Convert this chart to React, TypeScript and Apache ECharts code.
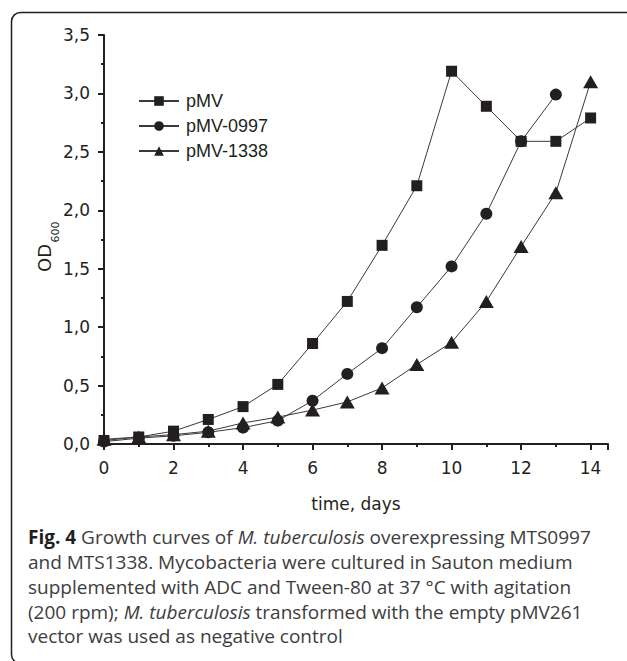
import React, { useEffect, useRef } from "react";
import * as echarts from "echarts";

const days = [0, 1, 2, 3, 4, 5, 6, 7, 8, 9, 10, 11, 12, 13, 14];
const pMV = [0.03, 0.06, 0.11, 0.21, 0.32, 0.51, 0.86, 1.22, 1.7, 2.21, 3.19, 2.89, 2.59, 2.59, 2.79];
const pMV0997 = [0.02, 0.05, 0.07, 0.1, 0.14, 0.2, 0.37, 0.6, 0.82, 1.17, 1.52, 1.97, 2.59, 2.99];
const pMV1338 = [0.04, 0.06, 0.08, 0.11, 0.18, 0.23, 0.29, 0.36, 0.48, 0.68, 0.87, 1.22, 1.69, 2.15, 3.1];
const seriesNames = ["pMV", "pMV-0997", "pMV-1338"];
const xTitle = "time, days";
const yTitleMain = "OD";
const yTitleSub = "600";
const captionLines = [
  "{b|Fig. 4} Growth curves of {i|M. tuberculosis} overexpressing MTS0997",
  "and MTS1338. Mycobacteria were cultured in Sauton medium",
  "supplemented with ADC and Tween-80 at 37 °C with agitation",
  "(200 rpm); {i|M. tuberculosis} transformed with the empty pMV261",
  "vector was used as negative control",
];

const INK = "#231f20";
const AXIS_FONT = "DejaVu Sans";
const CAP_FONT = "Open Sans";

export default function App() {
  const ref = useRef<HTMLDivElement>(null);
  useEffect(() => {
    document.body.style.margin = "0";
    const chart = echarts.init(ref.current!, undefined, { renderer: "svg" });
    const pair = (arr: number[]) => arr.map((v, i) => [days[i], v]);
    const lineStyle = { color: "#3a3a3a", width: 1 };
    const itemStyle = { color: INK };
    const capY = [537, 562, 587, 612, 636];
    const capSize = 19;
    chart.setOption({
      animation: false,
      backgroundColor: "#ffffff",
      grid: { left: 104, right: 19, top: 35, bottom: 217, containLabel: false },
      xAxis: {
        type: "value",
        min: 0,
        max: 14.5,
        interval: 2,
        axisLine: { show: true, lineStyle: { color: INK, width: 2 } },
        axisTick: { show: true, length: 6, lineStyle: { color: INK, width: 2 } },
        minorTick: { show: true, splitNumber: 2, length: 3, lineStyle: { color: INK, width: 2 } },
        splitLine: { show: false },
        axisLabel: {
          margin: 15,
          color: INK,
          fontFamily: AXIS_FONT,
          fontSize: 17,
          formatter: (v: number) => (v > 14 ? "" : String(v)),
        },
        name: xTitle,
        nameLocation: "middle",
        nameGap: 51,
        nameTextStyle: { color: INK, fontFamily: AXIS_FONT, fontSize: 17 },
      },
      yAxis: {
        type: "value",
        min: 0,
        max: 3.5,
        interval: 0.5,
        offset: 4,
        axisLine: { show: true, lineStyle: { color: INK, width: 2 } },
        axisTick: { show: true, length: 6, lineStyle: { color: INK, width: 2 } },
        minorTick: { show: true, splitNumber: 2, length: 3, lineStyle: { color: INK, width: 2 } },
        splitLine: { show: false },
        axisLabel: {
          margin: 10,
          color: INK,
          fontFamily: AXIS_FONT,
          fontSize: 17,
          formatter: (v: number) => v.toFixed(1).replace(".", ","),
        },
      },
      legend: {
        orient: "vertical",
        left: 138,
        top: 92,
        padding: 0,
        itemWidth: 40,
        itemHeight: 12,
        itemGap: 7,
        data: seriesNames,
        textStyle: { color: INK, fontFamily: "Liberation Sans", fontSize: 18, padding: [0, 0, 0, 2] },
      },
      series: [
        {
          name: seriesNames[2],
          type: "line",
          data: pair(pMV1338),
          symbol: "triangle",
          symbolSize: [15, 13],
          lineStyle,
          itemStyle,
        },
        {
          name: seriesNames[1],
          type: "line",
          data: pair(pMV0997),
          symbol: "circle",
          symbolSize: 12,
          lineStyle,
          itemStyle,
        },
        {
          name: seriesNames[0],
          type: "line",
          data: pair(pMV),
          symbol: "rect",
          symbolSize: 11,
          lineStyle,
          itemStyle,
        },
      ],
      graphic: [
        {
          type: "rect",
          shape: { x: 11.5, y: 12.5, width: 800, height: 651, r: [9, 0, 0, 9] },
          style: { fill: "none", stroke: INK, lineWidth: 1.5 },
          silent: true,
        },
        {
          type: "line",
          shape: { x1: 99, y1: 444, x2: 105, y2: 444 },
          style: { stroke: INK, lineWidth: 2 },
        },
        {
          type: "text",
          x: 44,
          y: 258,
          rotation: Math.PI / 2,
          style: {
            text: yTitleMain,
            fill: INK,
            fontFamily: AXIS_FONT,
            fontSize: 18,
            align: "center",
            verticalAlign: "middle",
          },
        },
        {
          type: "text",
          x: 55,
          y: 232,
          rotation: Math.PI / 2,
          style: {
            text: yTitleSub,
            fill: INK,
            fontFamily: AXIS_FONT,
            fontSize: 11,
            align: "center",
            verticalAlign: "middle",
          },
        },
        ...captionLines.map((t, i) => ({
          type: "text",
          x: 28,
          y: capY[i],
          style: {
            text: t,
            fill: "#3d3d3d",
            fontFamily: CAP_FONT,
            fontSize: capSize,
            align: "left",
            verticalAlign: "middle",
            rich: {
              b: { fontWeight: "bold", fontFamily: CAP_FONT, fontSize: capSize, fill: "#231f20" },
              i: { fontStyle: "italic", fontFamily: CAP_FONT, fontSize: capSize, fill: "#3d3d3d" },
            },
          },
        })),
      ],
    });
    return () => chart.dispose();
  }, []);
  return <div ref={ref} style={{ width: 627, height: 661 }} />;
}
○ ○ ○ ○ ○ ○ ○
AIM - All of the lines above should be retyped precisely, apart from the pictures.

SOLUTION FOR THIS TASK -
Convert this chart to React, TypeScript and Apache ECharts code.
import React, { useEffect, useRef } from "react";
import * as echarts from "echarts";

const days = [0, 1, 2, 3, 4, 5, 6, 7, 8, 9, 10, 11, 12, 13, 14];
const pMV = [0.03, 0.06, 0.11, 0.21, 0.32, 0.51, 0.86, 1.22, 1.7, 2.21, 3.19, 2.89, 2.59, 2.59, 2.79];
const pMV0997 = [0.02, 0.05, 0.07, 0.1, 0.14, 0.2, 0.37, 0.6, 0.82, 1.17, 1.52, 1.97, 2.59, 2.99];
const pMV1338 = [0.04, 0.06, 0.08, 0.11, 0.18, 0.23, 0.29, 0.36, 0.48, 0.68, 0.87, 1.22, 1.69, 2.15, 3.1];
const seriesNames = ["pMV", "pMV-0997", "pMV-1338"];
const xTitle = "time, days";
const yTitleMain = "OD";
const yTitleSub = "600";
const captionLines = [
  "{b|Fig. 4} Growth curves of {i|M. tuberculosis} overexpressing MTS0997",
  "and MTS1338. Mycobacteria were cultured in Sauton medium",
  "supplemented with ADC and Tween-80 at 37 °C with agitation",
  "(200 rpm); {i|M. tuberculosis} transformed with the empty pMV261",
  "vector was used as negative control",
];

const INK = "#231f20";
const AXIS_FONT = "DejaVu Sans";
const CAP_FONT = "Open Sans";

export default function App() {
  const ref = useRef<HTMLDivElement>(null);
  useEffect(() => {
    document.body.style.margin = "0";
    const chart = echarts.init(ref.current!, undefined, { renderer: "svg" });
    const pair = (arr: number[]) => arr.map((v, i) => [days[i], v]);
    const lineStyle = { color: "#3a3a3a", width: 1 };
    const itemStyle = { color: INK };
    const capY = [537, 562, 587, 612, 636];
    const capSize = 19;
    chart.setOption({
      animation: false,
      backgroundColor: "#ffffff",
      grid: { left: 104, right: 19, top: 35, bottom: 217, containLabel: false },
      xAxis: {
        type: "value",
        min: 0,
        max: 14.5,
        interval: 2,
        axisLine: { show: true, lineStyle: { color: INK, width: 2 } },
        axisTick: { show: true, length: 6, lineStyle: { color: INK, width: 2 } },
        minorTick: { show: true, splitNumber: 2, length: 3, lineStyle: { color: INK, width: 2 } },
        splitLine: { show: false },
        axisLabel: {
          margin: 15,
          color: INK,
          fontFamily: AXIS_FONT,
          fontSize: 17,
          formatter: (v: number) => (v > 14 ? "" : String(v)),
        },
        name: xTitle,
        nameLocation: "middle",
        nameGap: 51,
        nameTextStyle: { color: INK, fontFamily: AXIS_FONT, fontSize: 17 },
      },
      yAxis: {
        type: "value",
        min: 0,
        max: 3.5,
        interval: 0.5,
        offset: 4,
        axisLine: { show: true, lineStyle: { color: INK, width: 2 } },
        axisTick: { show: true, length: 6, lineStyle: { color: INK, width: 2 } },
        minorTick: { show: true, splitNumber: 2, length: 3, lineStyle: { color: INK, width: 2 } },
        splitLine: { show: false },
        axisLabel: {
          margin: 10,
          color: INK,
          fontFamily: AXIS_FONT,
          fontSize: 17,
          formatter: (v: number) => v.toFixed(1).replace(".", ","),
        },
      },
      legend: {
        orient: "vertical",
        left: 138,
        top: 92,
        padding: 0,
        itemWidth: 40,
        itemHeight: 12,
        itemGap: 7,
        data: seriesNames,
        textStyle: { color: INK, fontFamily: "Liberation Sans", fontSize: 18, padding: [0, 0, 0, 2] },
      },
      series: [
        {
          name: seriesNames[2],
          type: "line",
          data: pair(pMV1338),
          symbol: "triangle",
          symbolSize: [15, 13],
          lineStyle,
          itemStyle,
        },
        {
          name: seriesNames[1],
          type: "line",
          data: pair(pMV0997),
          symbol: "circle",
          symbolSize: 12,
          lineStyle,
          itemStyle,
        },
        {
          name: seriesNames[0],
          type: "line",
          data: pair(pMV),
          symbol: "rect",
          symbolSize: 11,
          lineStyle,
          itemStyle,
        },
      ],
      graphic: [
        {
          type: "rect",
          shape: { x: 11.5, y: 12.5, width: 800, height: 651, r: [9, 0, 0, 9] },
          style: { fill: "none", stroke: INK, lineWidth: 1.5 },
          silent: true,
        },
        {
          type: "line",
          shape: { x1: 99, y1: 444, x2: 105, y2: 444 },
          style: { stroke: INK, lineWidth: 2 },
        },
        {
          type: "text",
          x: 44,
          y: 258,
          rotation: Math.PI / 2,
          style: {
            text: yTitleMain,
            fill: INK,
            fontFamily: AXIS_FONT,
            fontSize: 18,
            align: "center",
            verticalAlign: "middle",
          },
        },
        {
          type: "text",
          x: 55,
          y: 232,
          rotation: Math.PI / 2,
          style: {
            text: yTitleSub,
            fill: INK,
            fontFamily: AXIS_FONT,
            fontSize: 11,
            align: "center",
            verticalAlign: "middle",
          },
        },
        ...captionLines.map((t, i) => ({
          type: "text",
          x: 28,
          y: capY[i],
          style: {
            text: t,
            fill: "#3d3d3d",
            fontFamily: CAP_FONT,
            fontSize: capSize,
            align: "left",
            verticalAlign: "middle",
            rich: {
              b: { fontWeight: "bold", fontFamily: CAP_FONT, fontSize: capSize, fill: "#231f20" },
              i: { fontStyle: "italic", fontFamily: CAP_FONT, fontSize: capSize, fill: "#3d3d3d" },
            },
          },
        })),
      ],
    });
    return () => chart.dispose();
  }, []);
  return <div ref={ref} style={{ width: 627, height: 661 }} />;
}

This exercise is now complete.